Stylish Kitchen Details
As a real estate agent and first-time homeowner, Stephanie Adickman has a good sense of what reno projects in her over 100-year-old home will yield a long-term ROI. But she doesn’t always let that guide her decisions. She’s currently gut renovating her kitchen, which will increase its value, and she’s paid attention to the upgrades that buyers care about. Adickman also points out that she’s hit the point of diminishing returns where her choices are simply nice-to-haves.
“People will take note and pay more for an updated kitchen, but they’re not going to tally up what you spent and adjust their offer accordingly when it’s time to sell,” says Adickman. In her case, paneling on the ceiling, thicker quartz countertops, and a second dishwasher may elicit a “Wow, look at how gorgeous this kitchen is!” from buyers, but they won’t necessarily pay more. However, when she looks at the home as somewhere she’ll stay for years and likely decades, what matters more than ROI is her day-to-day enjoyment of the space.
Large Soaking Tub
Alisson Klaiber splurged on a large teacup soaking tub for her bathroom renovation despite her contractor’s advice on resale value. “The contractor told us I wouldn’t take the time to take a bath once I had kids and that most people dislike a bathtub, preferring a large shower,” Klaiber explains. He told her this decision would actually decrease the value, as it meant they couldn’t put in a larger shower. Klaiber persisted and doesn’t regret the decision. She says, “I bathe nightly and miss my tub when we travel.

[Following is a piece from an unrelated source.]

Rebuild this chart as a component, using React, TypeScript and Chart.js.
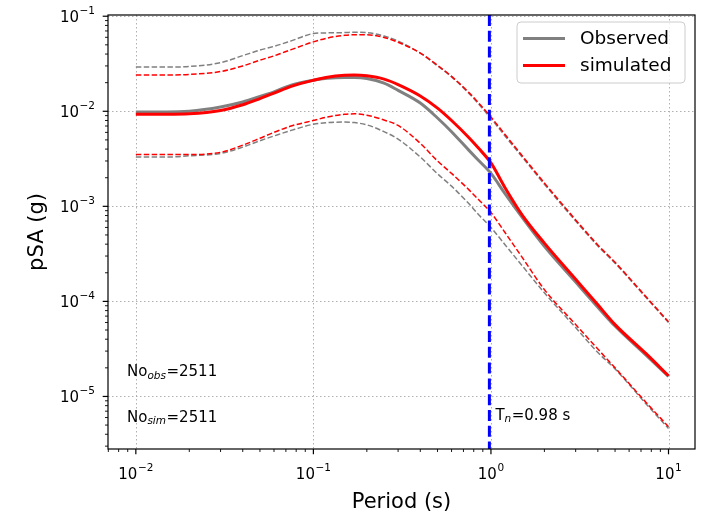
import { useEffect, useRef } from "react";
import { Chart, registerables } from "chart.js";

Chart.register(...registerables);

// ---------------- data ----------------
const PERIODS = [0.01, 0.015, 0.02, 0.03, 0.04, 0.05, 0.06, 0.075, 0.1, 0.12, 0.15, 0.17, 0.2, 0.25, 0.3, 0.4, 0.5, 0.6, 0.75, 0.85, 1.0, 1.2, 1.5, 2.0, 3.0, 4.0, 5.0, 7.5, 10];

const OBS_MEAN = [0.0098, 0.0098, 0.0100, 0.0111, 0.0125, 0.0143, 0.0160, 0.0188, 0.0212, 0.0222, 0.0226, 0.0226, 0.0221, 0.0198, 0.0166, 0.0122, 0.0085, 0.0061, 0.0039, 0.00305, 0.00222, 0.00136, 0.000765, 0.00038, 0.00016, 0.000087, 0.000055, 0.000027, 0.0000162];
const OBS_UPPER = [0.0292, 0.0292, 0.0296, 0.0325, 0.0385, 0.0440, 0.0482, 0.0550, 0.0657, 0.0668, 0.0673, 0.0678, 0.0672, 0.0620, 0.0548, 0.0410, 0.0300, 0.0230, 0.0155, 0.0120, 0.0084, 0.0055, 0.0033, 0.00171, 0.00070, 0.000383, 0.000252, 0.000109, 0.0000600];
const OBS_LOWER = [0.0033, 0.0033, 0.0034, 0.0036, 0.0042, 0.0049, 0.0055, 0.0063, 0.0073, 0.0076, 0.0077, 0.0076, 0.0072, 0.0061, 0.0051, 0.0033, 0.0022, 0.00163, 0.00107, 0.00082, 0.00060, 0.000395, 0.000237, 0.000123, 0.000053, 0.000029, 0.0000195, 0.0000083, 0.0000046];

const SIM_MEAN = [0.0093, 0.0093, 0.0094, 0.0102, 0.0117, 0.0136, 0.0155, 0.0183, 0.0212, 0.0228, 0.0239, 0.0241, 0.0236, 0.0218, 0.0191, 0.0145, 0.0108, 0.0080, 0.0053, 0.0041, 0.00286, 0.00157, 0.00081, 0.00041, 0.000171, 0.000092, 0.000057, 0.000028, 0.0000165];
const SIM_UPPER = [0.0241, 0.0241, 0.0244, 0.0262, 0.0300, 0.0345, 0.0383, 0.0445, 0.0537, 0.0590, 0.0630, 0.0638, 0.0638, 0.0598, 0.0532, 0.0410, 0.0305, 0.0233, 0.0158, 0.0123, 0.0087, 0.0057, 0.0034, 0.00176, 0.00072, 0.000392, 0.000258, 0.000111, 0.0000610];
const SIM_LOWER = [0.0035, 0.0035, 0.0035, 0.0037, 0.0044, 0.0052, 0.0060, 0.0070, 0.0080, 0.0087, 0.0093, 0.0094, 0.0091, 0.0081, 0.0071, 0.0046, 0.0030, 0.00222, 0.00150, 0.00118, 0.00086, 0.00053, 0.00029, 0.000133, 0.000057, 0.0000315, 0.0000200, 0.0000086, 0.0000048];

const TN = 0.98;
const SERIES_LABELS = ["Observed", "simulated"];
const X_TICKS = [0.01, 0.1, 1, 10];
const X_TICK_LABELS = ["10^\u22122", "10^\u22121", "10^0", "10^1"];
const Y_TICKS = [1e-5, 1e-4, 1e-3, 1e-2, 1e-1];
const Y_TICK_LABELS = ["10^\u22125", "10^\u22124", "10^\u22123", "10^\u22122", "10^\u22121"];
const X_TITLE = "Period (s)";
const Y_TITLE = "pSA (g)";
const NO_OBS_TEXT = ["No", "obs", "=2511"];
const NO_SIM_TEXT = ["No", "sim", "=2511"];
const TN_TEXT = ["T", "n", "=0.98 s"];

const X_MIN = 0.00697;
const X_MAX = 14.1;
const Y_MIN = 2.8e-6;
const Y_MAX = 0.103;

// ---------------- styles ----------------
const FONT = '"DejaVu Sans", sans-serif';
const GRAY = "#808080";
const RED = "#ff0000";
const BLUE = "#0000ff";

function toPoints(vals: number[]) {
  return PERIODS.map((p, i) => ({ x: p, y: vals[i] }));
}

function drawPow(ctx: CanvasRenderingContext2D, label: string, x: number, baseline: number, align: "center" | "right") {
  const [base, sup] = label.split("^");
  ctx.font = `15px ${FONT}`;
  const wb = ctx.measureText(base).width;
  ctx.font = `10.5px ${FONT}`;
  const ws = ctx.measureText(sup).width;
  const total = wb + ws + 0.5;
  const x0 = align === "center" ? x - total / 2 : x - total;
  ctx.textAlign = "left";
  ctx.textBaseline = "alphabetic";
  ctx.font = `15px ${FONT}`;
  ctx.fillText(base, x0, baseline);
  ctx.font = `10.5px ${FONT}`;
  ctx.fillText(sup, x0 + wb + 0.5, baseline - 8);
}

function drawSub(ctx: CanvasRenderingContext2D, parts: string[], x: number, baseline: number) {
  ctx.textAlign = "left";
  ctx.textBaseline = "alphabetic";
  ctx.font = `15px ${FONT}`;
  ctx.fillText(parts[0], x, baseline);
  let cx = x + ctx.measureText(parts[0]).width;
  ctx.font = `italic 10.5px ${FONT}`;
  ctx.fillText(parts[1], cx, baseline + 2.5);
  cx += ctx.measureText(parts[1]).width + 0.5;
  ctx.font = `15px ${FONT}`;
  ctx.fillText(parts[2], cx, baseline);
}

const overlayPlugin = {
  id: "overlay",
  beforeDatasetsDraw(chart: any) {
    const { ctx, chartArea: a, scales } = chart;
    const xs = scales.x;
    const ys = scales.y;
    ctx.save();
    ctx.strokeStyle = "#b0b0b0";
    ctx.lineWidth = 1;
    ctx.setLineDash([1.5, 2.5]);
    for (const v of X_TICKS) {
      const px = Math.round(xs.getPixelForValue(v)) + 0.5;
      ctx.beginPath();
      ctx.moveTo(px, a.top);
      ctx.lineTo(px, a.bottom);
      ctx.stroke();
    }
    for (const v of Y_TICKS) {
      const py = Math.round(ys.getPixelForValue(v)) + 0.5;
      ctx.beginPath();
      ctx.moveTo(a.left, py);
      ctx.lineTo(a.right, py);
      ctx.stroke();
    }
    ctx.restore();
  },
  afterDatasetsDraw(chart: any) {
    const { ctx, chartArea: a, scales } = chart;
    const xs = scales.x;
    const ys = scales.y;
    ctx.save();

    // vertical Tn line
    const tx = xs.getPixelForValue(TN);
    ctx.strokeStyle = BLUE;
    ctx.lineWidth = 3;
    ctx.setLineDash([11, 4.8]);
    ctx.beginPath();
    ctx.moveTo(tx, a.top);
    ctx.lineTo(tx, a.bottom);
    ctx.stroke();
    ctx.setLineDash([]);

    // frame
    ctx.strokeStyle = "#000";
    ctx.lineWidth = 1.2;
    ctx.strokeRect(a.left, a.top, a.right - a.left, a.bottom - a.top);

    // ticks
    ctx.lineWidth = 1.2;
    for (const v of X_TICKS) {
      const px = xs.getPixelForValue(v);
      ctx.beginPath();
      ctx.moveTo(px, a.bottom);
      ctx.lineTo(px, a.bottom + 5.3);
      ctx.stroke();
    }
    for (const v of Y_TICKS) {
      const py = ys.getPixelForValue(v);
      ctx.beginPath();
      ctx.moveTo(a.left, py);
      ctx.lineTo(a.left - 5.3, py);
      ctx.stroke();
    }
    ctx.lineWidth = 0.9;
    for (let d = -3; d <= 1; d++) {
      for (let k = 2; k <= 9; k++) {
        const v = k * Math.pow(10, d);
        if (v > X_MIN && v < X_MAX) {
          const px = xs.getPixelForValue(v);
          ctx.beginPath();
          ctx.moveTo(px, a.bottom);
          ctx.lineTo(px, a.bottom + 3);
          ctx.stroke();
        }
      }
    }
    for (let d = -6; d <= -1; d++) {
      for (let k = 2; k <= 9; k++) {
        const v = k * Math.pow(10, d);
        if (v > Y_MIN && v < Y_MAX) {
          const py = ys.getPixelForValue(v);
          ctx.beginPath();
          ctx.moveTo(a.left, py);
          ctx.lineTo(a.left - 3, py);
          ctx.stroke();
        }
      }
    }

    // tick labels
    ctx.fillStyle = "#000";
    X_TICKS.forEach((v, i) => {
      drawPow(ctx, X_TICK_LABELS[i], xs.getPixelForValue(v), a.bottom + 30, "center");
    });
    Y_TICKS.forEach((v, i) => {
      drawPow(ctx, Y_TICK_LABELS[i], a.left - 13, ys.getPixelForValue(v) + 6, "right");
    });

    // axis titles
    ctx.font = `21px ${FONT}`;
    ctx.textAlign = "center";
    ctx.textBaseline = "alphabetic";
    ctx.fillText(X_TITLE, (a.left + a.right) / 2, a.bottom + 59);
    ctx.save();
    ctx.translate(43, (a.top + a.bottom) / 2);
    ctx.rotate(-Math.PI / 2);
    ctx.fillText(Y_TITLE, 0, 0);
    ctx.restore();

    // annotations
    drawSub(ctx, NO_OBS_TEXT, a.left + 19, a.bottom - 73);
    drawSub(ctx, NO_SIM_TEXT, a.left + 19, a.bottom - 27.5);
    drawSub(ctx, TN_TEXT, tx + 6, a.bottom - 29.5);

    // legend
    const bw = 168;
    const bh = 61;
    const bx = a.right - 10 - bw;
    const by = a.top + 7;
    ctx.beginPath();
    ctx.roundRect(bx, by, bw, bh, 4);
    ctx.fillStyle = "rgba(255,255,255,0.8)";
    ctx.fill();
    ctx.strokeStyle = "#cccccc";
    ctx.lineWidth = 1;
    ctx.stroke();
    const colors = [GRAY, RED];
    SERIES_LABELS.forEach((lab, i) => {
      const cy = by + 16.5 + i * 27;
      ctx.strokeStyle = colors[i];
      ctx.lineWidth = 3;
      ctx.beginPath();
      ctx.moveTo(bx + 6, cy);
      ctx.lineTo(bx + 48, cy);
      ctx.stroke();
      ctx.fillStyle = "#000";
      ctx.font = `18.5px ${FONT}`;
      ctx.textAlign = "left";
      ctx.textBaseline = "middle";
      ctx.fillText(lab, bx + 63, cy + 1);
    });

    ctx.restore();
  },
};

export default function App() {
  const ref = useRef<HTMLCanvasElement | null>(null);

  useEffect(() => {
    if (!ref.current) return;
    const thin = { borderWidth: 1.5, borderDash: [5.5, 2.4], pointRadius: 0, fill: false, tension: 0, cubicInterpolationMode: "monotone" as const };
    const thick = { borderWidth: 3, pointRadius: 0, fill: false, cubicInterpolationMode: "monotone" as const };
    const chart = new Chart(ref.current, {
      type: "line",
      data: {
        datasets: [
          { label: SERIES_LABELS[1], data: toPoints(SIM_MEAN), borderColor: RED, order: 0, ...thick },
          { label: SERIES_LABELS[1] + " +σ", data: toPoints(SIM_UPPER), borderColor: RED, order: 1, ...thin },
          { label: SERIES_LABELS[1] + " −σ", data: toPoints(SIM_LOWER), borderColor: RED, order: 1, ...thin },
          { label: SERIES_LABELS[0], data: toPoints(OBS_MEAN), borderColor: GRAY, order: 2, ...thick },
          { label: SERIES_LABELS[0] + " +σ", data: toPoints(OBS_UPPER), borderColor: GRAY, order: 3, ...thin },
          { label: SERIES_LABELS[0] + " −σ", data: toPoints(OBS_LOWER), borderColor: GRAY, order: 3, ...thin },
        ],
      },
      options: {
        responsive: false,
        animation: false,
        devicePixelRatio: 1,
        layout: { padding: { left: 0, right: 11, top: 15, bottom: 0 } },
        plugins: { legend: { display: false }, tooltip: { enabled: false }, title: { display: false } },
        scales: {
          x: {
            type: "logarithmic",
            min: X_MIN,
            max: X_MAX,
            bounds: "data",
            grid: { display: false, drawTicks: false },
            border: { display: false },
            ticks: { display: false },
            afterFit: (s: any) => { s.height = 68; },
          },
          y: {
            type: "logarithmic",
            min: Y_MIN,
            max: Y_MAX,
            bounds: "data",
            grid: { display: false, drawTicks: false },
            border: { display: false },
            ticks: { display: false },
            afterFit: (s: any) => { s.width = 108; },
          },
        },
      },
      plugins: [overlayPlugin],
    } as any);
    return () => chart.destroy();
  }, []);

  return (
    <div style={{ position: "absolute", left: 0, top: 0, width: 706, height: 517, background: "#fff" }}>
      <canvas ref={ref} width={706} height={517} style={{ display: "block", width: 706, height: 517 }} />
    </div>
  );
}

We love how the smaller shower steams up, too.”
The possible decrease in value wasn’t a deterrent here. “No home will ever be tailored perfectly to a seller, so you might as well make your home, your home — tailored to you in a way no other place can be,” reflects Klaiber.
As someone who also sprung for bold moments like wallpapered rooms that might not sit well someday with a buyer, she adds, “You get appreciation when you follow the rules, but you can only get to ‘wow’ when you follow and execute your own ideas.”
Wood Flooring and a Back Deck
Meghan Butler bought a vacation home and allocated budget towards the extras that made it more comfortable for her family, including wood flooring, a back deck, top-of-the-line kitchen appliances, and child-safe railings. But part of her plan included renting the home and, when the HOA put a cap on short-term rentals, they decided to sell.
Those upgrades would have made sense for their property value if they’d had more years to both enjoy it and rent it while paying down the mortgage. But because it was sold just a few years later rather than decades later, they didn’t see the ROI from their high-end renovation choices. However, that doesn’t mean Butler wouldn’t do it again. “The two biggest expenditures that we’d keep if we had to do it all over again, even though it didn’t get us much ROI in the sale, were our massive back deck and the flooring,” she says.
Dark Kitchen Cabinets
Aidan Bagnall is currently renovating her 1987 kitchen, but she’s not going for the light and bright kitchens buyers love. Instead, she’s embracing her home for her now and she’ll worry about the resale later. “I’m doing it exactly how I want it, with dark green cabinetry. I know it’s not going to get the highest return or be what other buyers are looking for, but I don’t have current plans to move, just current plans to enjoy my home,” Bagnall says.
Kitchen trends may come and go, but Bagnall knows what she prefers and the next owner can make their own decisions when that time comes.
Additional Hobby Space
A specific hobby can mean investing in upgrades that won’t be appreciated by anyone but you. For Alison, a homeowner in Colorado, it was creating a woodshop inside her property’s barn for her husband. To run electricity out to the barn, she had to pay almost $6,000 to have the local utility company install a new pole and wiring, she says. A future buyer could also want a woodshop, but it’s not a given.
Because of that, Alison says, “I doubt it will increase the value of our home, but it made him happy, so it was a priority.”
Raised Garden Beds
Adding curb appeal to a home is generally seen as an easy way to boost your listing price. But adding extensive gardens? Not so much — particularly if buyers see them as something to keep up once they move in.
Gardens can also be something that bring immeasurable joy, and Betty Owens discovered that joy while building her vegetable and flower garden in 2020. She shared what had been a childhood hobby with her own children. “The dirt under my hands reminded me of my childhood days of planting and playing with my flowers,” Owens says. “While the world stopped I felt like my life was just beginning again.”